== Aim ==
Repeat the material exactly, every line of it.

····················

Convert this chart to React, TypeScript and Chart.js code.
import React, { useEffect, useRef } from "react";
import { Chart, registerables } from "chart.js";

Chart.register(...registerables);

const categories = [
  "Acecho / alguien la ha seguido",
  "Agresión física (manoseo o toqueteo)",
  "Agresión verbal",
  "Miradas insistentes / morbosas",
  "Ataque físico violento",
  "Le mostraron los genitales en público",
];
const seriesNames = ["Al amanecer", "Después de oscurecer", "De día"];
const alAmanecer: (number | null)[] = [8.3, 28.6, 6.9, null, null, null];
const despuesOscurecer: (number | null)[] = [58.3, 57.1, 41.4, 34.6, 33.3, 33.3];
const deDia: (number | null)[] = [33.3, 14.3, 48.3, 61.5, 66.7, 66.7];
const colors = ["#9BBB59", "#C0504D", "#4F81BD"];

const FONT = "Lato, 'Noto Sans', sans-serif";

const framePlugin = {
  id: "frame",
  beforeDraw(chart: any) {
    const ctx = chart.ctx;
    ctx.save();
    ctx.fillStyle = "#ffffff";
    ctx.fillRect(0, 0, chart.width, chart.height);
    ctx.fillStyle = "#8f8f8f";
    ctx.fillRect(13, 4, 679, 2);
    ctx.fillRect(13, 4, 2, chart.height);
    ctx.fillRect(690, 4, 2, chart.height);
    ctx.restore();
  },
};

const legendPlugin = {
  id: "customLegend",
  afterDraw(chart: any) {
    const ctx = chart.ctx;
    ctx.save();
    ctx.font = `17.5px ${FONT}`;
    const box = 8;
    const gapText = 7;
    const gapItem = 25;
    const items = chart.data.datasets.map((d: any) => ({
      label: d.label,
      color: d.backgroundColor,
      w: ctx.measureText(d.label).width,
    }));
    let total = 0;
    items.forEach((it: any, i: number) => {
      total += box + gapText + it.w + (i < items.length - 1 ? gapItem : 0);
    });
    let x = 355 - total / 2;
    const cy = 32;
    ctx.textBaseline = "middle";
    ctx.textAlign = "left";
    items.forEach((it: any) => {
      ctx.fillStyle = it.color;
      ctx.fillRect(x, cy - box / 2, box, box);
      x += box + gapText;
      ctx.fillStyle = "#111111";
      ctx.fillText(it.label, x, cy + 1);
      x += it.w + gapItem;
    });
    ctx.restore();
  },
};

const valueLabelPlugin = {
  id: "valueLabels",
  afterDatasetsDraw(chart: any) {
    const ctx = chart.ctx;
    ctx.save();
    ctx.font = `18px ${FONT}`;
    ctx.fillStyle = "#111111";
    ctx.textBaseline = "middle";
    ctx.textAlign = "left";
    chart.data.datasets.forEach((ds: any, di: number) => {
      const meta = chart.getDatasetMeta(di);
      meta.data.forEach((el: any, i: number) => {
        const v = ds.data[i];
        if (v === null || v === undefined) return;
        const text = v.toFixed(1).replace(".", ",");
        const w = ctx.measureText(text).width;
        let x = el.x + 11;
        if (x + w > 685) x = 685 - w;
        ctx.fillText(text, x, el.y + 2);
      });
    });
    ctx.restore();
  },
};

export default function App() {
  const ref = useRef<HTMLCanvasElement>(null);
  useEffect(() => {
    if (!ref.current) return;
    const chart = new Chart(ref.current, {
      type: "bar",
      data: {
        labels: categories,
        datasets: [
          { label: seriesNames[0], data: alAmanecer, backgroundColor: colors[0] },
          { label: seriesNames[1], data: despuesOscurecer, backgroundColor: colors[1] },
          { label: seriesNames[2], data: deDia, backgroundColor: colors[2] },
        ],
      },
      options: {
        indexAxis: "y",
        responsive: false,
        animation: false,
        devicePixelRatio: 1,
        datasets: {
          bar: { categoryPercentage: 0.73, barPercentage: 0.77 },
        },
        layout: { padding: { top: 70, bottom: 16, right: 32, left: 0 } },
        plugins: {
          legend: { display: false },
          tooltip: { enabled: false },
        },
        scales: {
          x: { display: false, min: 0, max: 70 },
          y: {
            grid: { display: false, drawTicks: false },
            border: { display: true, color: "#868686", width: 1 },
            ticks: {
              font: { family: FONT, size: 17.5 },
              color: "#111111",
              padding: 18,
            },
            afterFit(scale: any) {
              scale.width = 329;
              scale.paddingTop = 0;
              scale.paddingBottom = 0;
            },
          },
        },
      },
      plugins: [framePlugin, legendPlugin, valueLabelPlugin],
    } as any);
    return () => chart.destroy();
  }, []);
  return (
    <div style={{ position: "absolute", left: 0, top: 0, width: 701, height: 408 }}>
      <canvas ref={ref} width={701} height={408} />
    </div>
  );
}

····················

== The reply ==
Convert this chart to React, TypeScript and Chart.js code.
import React, { useEffect, useRef } from "react";
import { Chart, registerables } from "chart.js";

Chart.register(...registerables);

const categories = [
  "Acecho / alguien la ha seguido",
  "Agresión física (manoseo o toqueteo)",
  "Agresión verbal",
  "Miradas insistentes / morbosas",
  "Ataque físico violento",
  "Le mostraron los genitales en público",
];
const seriesNames = ["Al amanecer", "Después de oscurecer", "De día"];
const alAmanecer: (number | null)[] = [8.3, 28.6, 6.9, null, null, null];
const despuesOscurecer: (number | null)[] = [58.3, 57.1, 41.4, 34.6, 33.3, 33.3];
const deDia: (number | null)[] = [33.3, 14.3, 48.3, 61.5, 66.7, 66.7];
const colors = ["#9BBB59", "#C0504D", "#4F81BD"];

const FONT = "Lato, 'Noto Sans', sans-serif";

const framePlugin = {
  id: "frame",
  beforeDraw(chart: any) {
    const ctx = chart.ctx;
    ctx.save();
    ctx.fillStyle = "#ffffff";
    ctx.fillRect(0, 0, chart.width, chart.height);
    ctx.fillStyle = "#8f8f8f";
    ctx.fillRect(13, 4, 679, 2);
    ctx.fillRect(13, 4, 2, chart.height);
    ctx.fillRect(690, 4, 2, chart.height);
    ctx.restore();
  },
};

const legendPlugin = {
  id: "customLegend",
  afterDraw(chart: any) {
    const ctx = chart.ctx;
    ctx.save();
    ctx.font = `17.5px ${FONT}`;
    const box = 8;
    const gapText = 7;
    const gapItem = 25;
    const items = chart.data.datasets.map((d: any) => ({
      label: d.label,
      color: d.backgroundColor,
      w: ctx.measureText(d.label).width,
    }));
    let total = 0;
    items.forEach((it: any, i: number) => {
      total += box + gapText + it.w + (i < items.length - 1 ? gapItem : 0);
    });
    let x = 355 - total / 2;
    const cy = 32;
    ctx.textBaseline = "middle";
    ctx.textAlign = "left";
    items.forEach((it: any) => {
      ctx.fillStyle = it.color;
      ctx.fillRect(x, cy - box / 2, box, box);
      x += box + gapText;
      ctx.fillStyle = "#111111";
      ctx.fillText(it.label, x, cy + 1);
      x += it.w + gapItem;
    });
    ctx.restore();
  },
};

const valueLabelPlugin = {
  id: "valueLabels",
  afterDatasetsDraw(chart: any) {
    const ctx = chart.ctx;
    ctx.save();
    ctx.font = `18px ${FONT}`;
    ctx.fillStyle = "#111111";
    ctx.textBaseline = "middle";
    ctx.textAlign = "left";
    chart.data.datasets.forEach((ds: any, di: number) => {
      const meta = chart.getDatasetMeta(di);
      meta.data.forEach((el: any, i: number) => {
        const v = ds.data[i];
        if (v === null || v === undefined) return;
        const text = v.toFixed(1).replace(".", ",");
        const w = ctx.measureText(text).width;
        let x = el.x + 11;
        if (x + w > 685) x = 685 - w;
        ctx.fillText(text, x, el.y + 2);
      });
    });
    ctx.restore();
  },
};

export default function App() {
  const ref = useRef<HTMLCanvasElement>(null);
  useEffect(() => {
    if (!ref.current) return;
    const chart = new Chart(ref.current, {
      type: "bar",
      data: {
        labels: categories,
        datasets: [
          { label: seriesNames[0], data: alAmanecer, backgroundColor: colors[0] },
          { label: seriesNames[1], data: despuesOscurecer, backgroundColor: colors[1] },
          { label: seriesNames[2], data: deDia, backgroundColor: colors[2] },
        ],
      },
      options: {
        indexAxis: "y",
        responsive: false,
        animation: false,
        devicePixelRatio: 1,
        datasets: {
          bar: { categoryPercentage: 0.73, barPercentage: 0.77 },
        },
        layout: { padding: { top: 70, bottom: 16, right: 32, left: 0 } },
        plugins: {
          legend: { display: false },
          tooltip: { enabled: false },
        },
        scales: {
          x: { display: false, min: 0, max: 70 },
          y: {
            grid: { display: false, drawTicks: false },
            border: { display: true, color: "#868686", width: 1 },
            ticks: {
              font: { family: FONT, size: 17.5 },
              color: "#111111",
              padding: 18,
            },
            afterFit(scale: any) {
              scale.width = 329;
              scale.paddingTop = 0;
              scale.paddingBottom = 0;
            },
          },
        },
      },
      plugins: [framePlugin, legendPlugin, valueLabelPlugin],
    } as any);
    return () => chart.destroy();
  }, []);
  return (
    <div style={{ position: "absolute", left: 0, top: 0, width: 701, height: 408 }}>
      <canvas ref={ref} width={701} height={408} />
    </div>
  );
}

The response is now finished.